Monday, December 17, 2012

Frances Hamerstrom

December 17

On this date in 1907, biologist Frances Hamerstrom was born into a wealthy family in Boston. After her tutoring, horseback-riding and lacemaking lessons, she sought refuge with wild animals--usually injured animals neighborhood kids brought her. The tomboy turned into a social butterfly who flunked out of college and embarked on a short career as a fashion model in the late 1920s. After meeting Frederick Hamerstrom at a Dartmouth prom, whom she soon married, she returned to college. Frederick, known as "Hammy," was the nephew of Clarence Darrow. She earned a degree in biology from Iowa State College in 1935. Both Fran and Hammy worked on advanced degrees under Aldo Leopold in Wisconsin. Fran was the only woman to earn a graduate degree under the ecologist, the only woman to share a nest with a golden eagle, and the first woman to train and fly a golden eagle. The state of Montana offered the pair a job as biologists but told Fran she would be called a secretary--"and they'd pay me like a secretary." Instead they accepted an offer to research the near-extinct prairie chicken in Wisconsin. While raising two children and saving that species, they developed a management system of land patterning.

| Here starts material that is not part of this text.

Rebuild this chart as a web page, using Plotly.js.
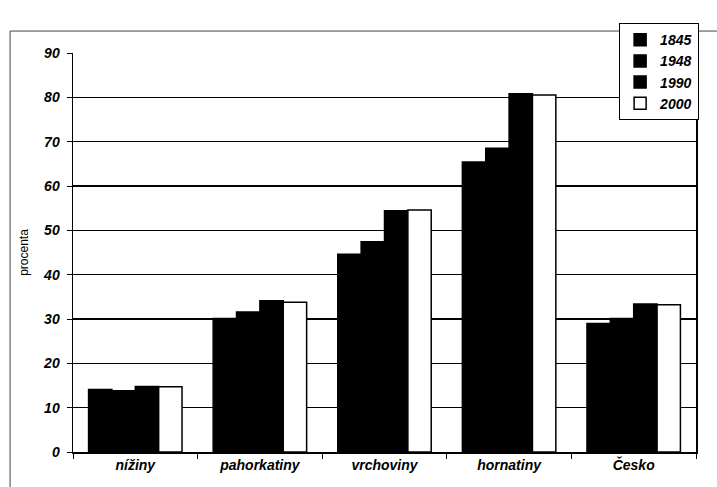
<!DOCTYPE html>
<html>
<head>
<meta charset="utf-8">
<script src="https://cdn.plot.ly/plotly-3.0.1.min.js"></script>
<style>
html,body{margin:0;padding:0;background:#fff;}
#chart{width:717px;height:487px;}
</style>
</head>
<body>
<div id="chart"></div>
<script>
const categories = ["nížiny", "pahorkatiny", "vrchoviny", "hornatiny", "Česko"];
const years = ["1845", "1948", "1990", "2000"];
const v1845 = [14.1, 30.1, 44.6, 65.4, 29.0];
const v1948 = [13.8, 31.6, 47.4, 68.5, 30.1];
const v1990 = [14.8, 34.1, 54.4, 80.8, 33.4];
const v2000 = [14.7, 33.8, 54.6, 80.5, 33.2];
const yTicks = [0, 10, 20, 30, 40, 50, 60, 70, 80, 90];

const series = [v1845, v1948, v1990, v2000];
const fills = ["#000000", "#000000", "#000000", "#ffffff"];
const font = "Liberation Sans, Arial, sans-serif";

const traces = series.map((vals, i) => ({
  type: "bar",
  name: years[i],
  x: categories,
  y: vals,
  legendgroup: years[i],
  marker: {color: fills[i], line: {color: "#000", width: 1.5}},
  hoverinfo: "x+y+name"
}));

const layout = {
  width: 717, height: 487,
  margin: {l: 73, r: 21, t: 53, b: 35, autoexpand: false},
  paper_bgcolor: "#fff", plot_bgcolor: "#fff",
  barmode: "group", bargap: 0.25, bargroupgap: 0,
  font: {family: font, color: "#000"},
  xaxis: {
    type: "category",
    tickson: "boundaries",
    ticks: "outside", ticklen: 5, tickcolor: "#000", tickwidth: 1,
    showline: true, linecolor: "#000", linewidth: 1.5,
    showgrid: false,
    tickfont: {family: font, size: 14, weight: "bold", style: "italic", color: "#000"}
  },
  yaxis: {
    range: [0, 90], tickvals: yTicks, ticktext: yTicks.map(String),
    ticks: "outside", ticklen: 5, tickcolor: "#000", tickwidth: 1,
    ticklabelstandoff: 4,
    showline: true, linecolor: "#000", linewidth: 1.5, mirror: true,
    showgrid: true, gridcolor: "#000", gridwidth: 1.2,
    zeroline: false,
    tickfont: {family: font, size: 14, weight: "bold", style: "italic", color: "#000"},
    title: {text: "procenta", font: {family: font, size: 12, color: "#000"}, standoff: 12}
  },
  legend: {
    x: 1.005, y: 1.075, xanchor: "right", yanchor: "top",
    bgcolor: "#fff", bordercolor: "#000", borderwidth: 1,
    tracegroupgap: 1, traceorder: "normal", itemwidth: 30,
    font: {family: font, size: 14, weight: "bold", style: "italic", color: "#000"}
  },
  shapes: [{
    type: "path", xref: "paper", yref: "paper",
    path: "M -0.101 -0.3 L -0.101 1.055 L 1.2 1.055",
    line: {color: "#444", width: 1}
  }],
  showlegend: true
};

Plotly.newPlot("chart", traces, layout, {displayModeBar: false, staticPlot: true});
</script>
</body>
</html>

To reach out to the public, Fran wrote Strictly for the Chickens. Her other popular books included An Eagle to the Sky, and children's books, Walk When the Moon Is Full and Adventure of the Stone Man. She also wrote Birding with a Purpose and My Double Life: Memoirs of a Naturalist (1994). The Hamerstrom parents had two rules: "No chewing gum, and no church." Speaking of their 55-year marriage, Fran quipped: "You'll notice that our 'pair bond' has lasted fairly well and I think it's because we're both remarkably tolerant people. He's an agnostic and I'm an atheist, and we've put up with each other all this time!" Fran was critical of "the Christian mentality . . . that one isn't supposed to learn from animals. One is more or less supposed to look down on them, manage them, use them, but not learn from them." D. 1998.
“When I was eight years old, I tried prayer. And it didn't work!”

—Frances Hamerstrom. Speech before 1986 national convention of the Freedom From Religion Foundation, reported in Freethought Today, January/February 1987.